Media Exposure Self-Screening: The Analysis
Audio – and why I can’t hear ya!
I am not a big fan of radio and other audio news ressources. In Germany I have found a good radio channel that has the right balance of music and news (every hour at the same time and mostly topics I care about). Here in the US, I haven’t found such a channel. I can use the radio for entertainment, if the mood permits. Usually, however, I get very annoyed with it. Fast. Very Fast.
Other audio sources are even worse. The problem with them is that I can’t just skim through and make my own pace. I have to listen to every single word, because I can’t see the rest of it, which takes up way too much time!!
TV and why I leave it off!
The same thing that bugs me about radio is true for TV. TV is fine for entertainment or for “background” (although I generally oppose TV background entertainment). News on the TV are mostly uninteresting (local) and I don’t get CNN at home. Also, I can’t just skip what I don’t like. I’m sorry, but I grew up with books and TEXT.
It is easier with web videos, but I will only go through the trouble of finding those if I am interested in a specific topic.
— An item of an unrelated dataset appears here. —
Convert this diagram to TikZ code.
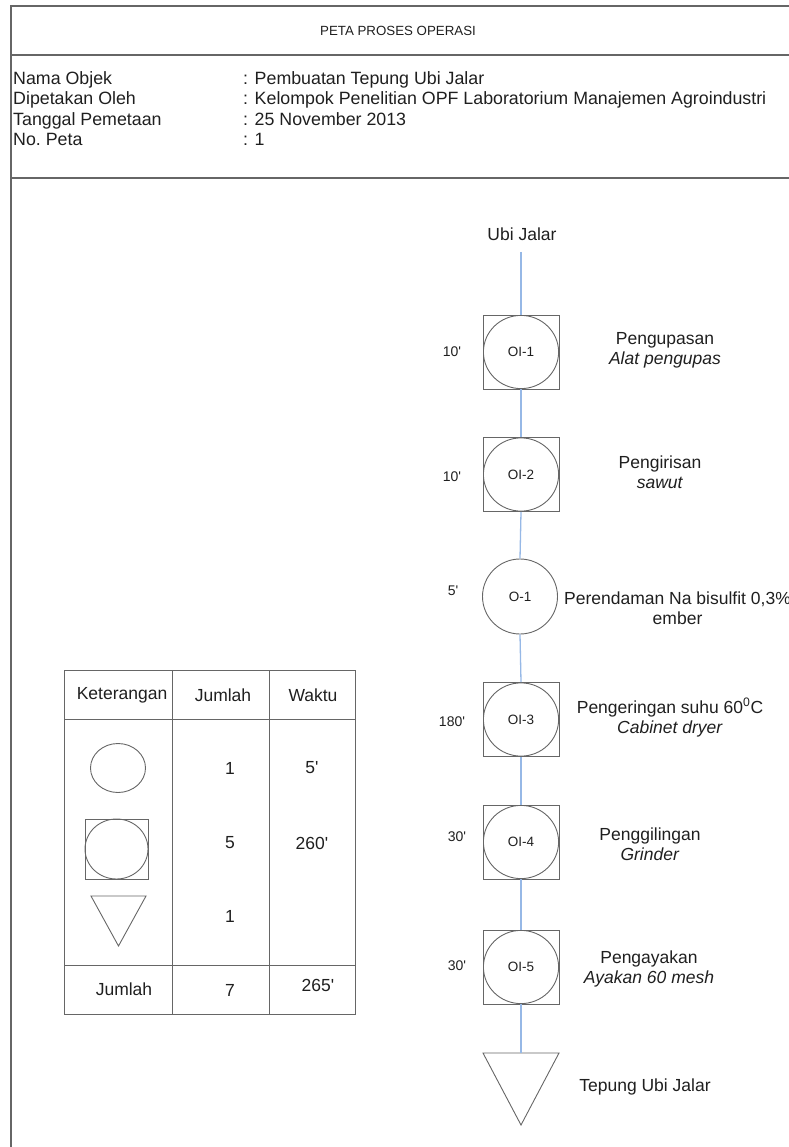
\documentclass[tikz,border=0pt]{standalone}
\usepackage{fontspec}
\newfontfamily\arialfont{Liberation Sans}
\begin{document}
\begin{tikzpicture}[x=1pt,y=-1pt,
  every node/.style={font=\arialfont, text=black!88, inner sep=0pt},
  frameline/.style={draw=black!60, line width=1.1pt},
  gridline/.style={draw=black!60, line width=0.9pt},
  shapeline/.style={draw=black!60, line width=0.9pt},
  flow/.style={draw={rgb,255:red,150;green,184;blue,230}, line width=1.3pt},
  opbox/.style={shapeline, rectangle, minimum width=76pt, minimum height=74pt,
    font=\arialfont\fontsize{13.5}{15}\selectfont,
    path picture={\draw[black!60, line width=0.9pt] (path picture bounding box.center) ellipse (37.6pt and 36.6pt);}},
  timelbl/.style={font=\arialfont\fontsize{14}{16}\selectfont},
  desc/.style={font=\arialfont\fontsize{17.5}{20}\selectfont, align=center},
  hdr/.style={font=\arialfont\fontsize{17.8}{20}\selectfont, anchor=base west},
  cell/.style={font=\arialfont\fontsize{17.5}{20}\selectfont}
]
\useasboundingbox (0,0) rectangle (788,1147);

% page frame and header rules
\draw[frameline] (11,1147) -- (11,6) -- (800,6);
\draw[frameline] (11,55) -- (800,55);
\draw[frameline] (11,178) -- (800,178);

\node[font=\arialfont\fontsize{13.3}{15}\selectfont] (title) at (398,31) {PETA PROSES OPERASI};

\node[hdr] (k1) at (13,84.5)  {Nama Objek};
\node[hdr] (k2) at (13,105)   {Dipetakan Oleh};
\node[hdr] (k3) at (13,125.5) {Tanggal Pemetaan};
\node[hdr] (k4) at (13,146)   {No.\ Peta};
\node[hdr] (v1) at (243,84.5)  {: Pembuatan Tepung Ubi Jalar};
\node[hdr] (v2) at (243,105)   {: Kelompok Penelitian OPF Laboratorium Manajemen Agroindustri};
\node[hdr] (v3) at (243,125.5) {: 25 November 2013};
\node[hdr] (v4) at (243,146)   {: 1};

% process chart
\node[desc] (bahan) at (522,234) {Ubi Jalar};
\coordinate (start) at (521,252);

\node[opbox] (oi1) at (521,352)   {OI-1};
\node[opbox] (oi2) at (521,474.5) {OI-2};
\node[draw=black!60, line width=0.9pt, circle, minimum size=75pt,
      font=\arialfont\fontsize{13.5}{15}\selectfont] (o1) at (520,596.5) {O-1};
\node[opbox] (oi3) at (521,719.5) {OI-3};
\node[opbox] (oi4) at (521,842)   {OI-4};
\node[opbox] (oi5) at (521,967)   {OI-5};
\coordinate (tritop) at (521,1053);
\draw[shapeline] (483,1053) -- (559,1053) -- (521,1125) -- cycle;

\draw[flow] (start) -- (oi1.north);
\draw[flow] (oi1.south) -- (oi2.north);
\draw[flow] (oi2.south) -- (o1.north);
\draw[flow] (o1.south) -- (oi3.north);
\draw[flow] (oi3.south) -- (oi4.north);
\draw[flow] (oi4.south) -- (oi5.north);
\draw[flow] (oi5.south) -- (tritop);

% durations
\node[timelbl] (t1) at (452,352) {10'};
\node[timelbl] (t2) at (452,477) {10'};
\node[timelbl] (t3) at (453,591) {5'};
\node[timelbl] (t4) at (452,722) {180'};
\node[timelbl] (t5) at (457,837) {30'};
\node[timelbl] (t6) at (457,966) {30'};

% step descriptions
\node[desc] (d1) at (665,350) {Pengupasan\\\textit{Alat pengupas}};
\node[desc] (d2) at (660,472) {Pengirisan\\\textit{sawut}};
\node[desc, anchor=west] (d3) at (564,608) {Perendaman Na bisulfit 0,3\%\\ember};
\node[desc] (d4) at (670,717.5) {Pengeringan suhu 60\textsuperscript{0}C\\\textit{Cabinet dryer}};
\node[desc] (d5) at (650,844) {Penggilingan\\\textit{Grinder}};
\node[desc] (d6) at (649,969) {Pengayakan\\\textit{Ayakan 60 mesh}};
\node[desc] (d7) at (645,1087) {Tepung Ubi Jalar};

% summary table
\draw[gridline] (64,670) rectangle (355,1014);
\draw[gridline] (172,670) -- (172,1014);
\draw[gridline] (269,670) -- (269,1014);
\draw[gridline] (64,719) -- (355,719);
\draw[gridline] (64,965) -- (355,965);

\node[cell] (h1) at (122,695) {Keterangan};
\node[cell] (h2) at (223,695) {Jumlah};
\node[cell] (h3) at (313,695) {Waktu};

\draw[shapeline] (118,768) ellipse (27.5pt and 24.5pt);
\draw[shapeline] (85,819) rectangle (148,879);
\draw[shapeline] (116.5,849) ellipse (31.5pt and 30pt);
\draw[shapeline] (91,896) -- (146,896) -- (118.5,946) -- cycle;

\node[cell] (n1) at (230,768) {1};
\node[cell] (w1) at (312,768) {5'};
\node[cell] (n2) at (230,843) {5};
\node[cell] (w2) at (312,843) {260'};
\node[cell] (n3) at (230,916) {1};
\node[cell] (tot) at (124,989) {Jumlah};
\node[cell] (ntot) at (230,990) {7};
\node[cell] (wtot) at (318,985) {265'};
\end{tikzpicture}
\end{document}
In that case, I am more likely to find a documentary either on DVD or online though.
Print – and why I don’t care!
Although I am a text guy, I rarely buy a newspaper unless I have plenty of time on my hands, which rarely happens. One of the reasons is the “bundle”. I don’t feel like paying for 20 pages when 12 of them are sports! (I don’t care about the ads, those are interesting cultural objects to study). This will even keep me from reading most free newspapers, exspecially student newspapers (both German and American. Many of those are uninteresting to me anyway: they don’t cover my topics, are badly researched and written and very opinionated with little informational value or humor to make up for the boring topics. Hence I go for their online versions, because they are easier to filter through.
Online Ressources – how far I get into it and why headlines save my day!
RSS-Readers are my most important ressource. I get them from Reuters, Tagesschau (Public Broadcasting TV channel in Germany that produces news) and Frankfurter Allgemeine Zeitung (Major over-regional German paper) in the regional “Rhein-Main edition, which is the one circulating at “home”. Reuters is for news that make the headlines in the US and some international news (although Reuters is stronger on that than other American news, it is still low). Tagesschau is for international and national news. FAZ is mostly for local news. I appreciate the slight overlaps these three sources have, because it gives different perspectives on some of the same issues.
The big plus about the RSS is: I don’t have to go anywhere and get just the headlines delivered! This way I can scan through them and see a) what is happening in the world and b) chose from those reports and go into detail about them. If a topic is intersting, I go from the abstract to the article. If I want to know more or backgrounds, I might try to find a related video or photo report on it. This way I don’t feel like I was news-spamed!
Similar, but not quite as good are newsletters. I have some for certain organizations and group affiliations I want to be informed about. Those are a little more bundled than the headlines and thus cause a little more frustration.
People – and why we should consider them a news source
I don’t have very much time on my hands usually and a very low frustration tolerance on filtering out the news that are interesting to me from the rest of what is out there. I have a much higher tolerance with people though and usually I get my best information from people. I talk with people about news and the headlines I have read and thus exchange information and backgrounds.
Most local news I get through the contact with locals that have the same interests. I’d rather miss out on some local issues than dig myself through everything every day. Many of my hyperlocal (in this case concerning me and my friends) news I get via Email or text messaging, phone calls or IM messages.
I have only recently heard of News-Alerts and will be exploring them. Maybe they can be helpful, but I’m afraid I will get too big an amount of news on one topic this way.
Most of my information I gather from German sources. The reason is a) that I know those better and b) that they cover more of what I find interesting, for example international issues.
The RSS-Readers are my stable source of news nutrients. They ensure that I get a large variety of input. Other than that I am a very unstable news consumant. I pick up bits of news along the way, wherever I happen to be, but I rarely actively search for news unless I happen to be interested in a certain topic, background or ongoing event.
Text is the easiest way for me to process news, because I can skip the boring parts and using the internet I can go into depth about certain issues fairly easy. If I want more depth on something, I will look for it! In that case I will employ different media though. I will mostly search online, but also in the library or video rental. My self-screening does not reflect that, because it was a very busy week otherwise.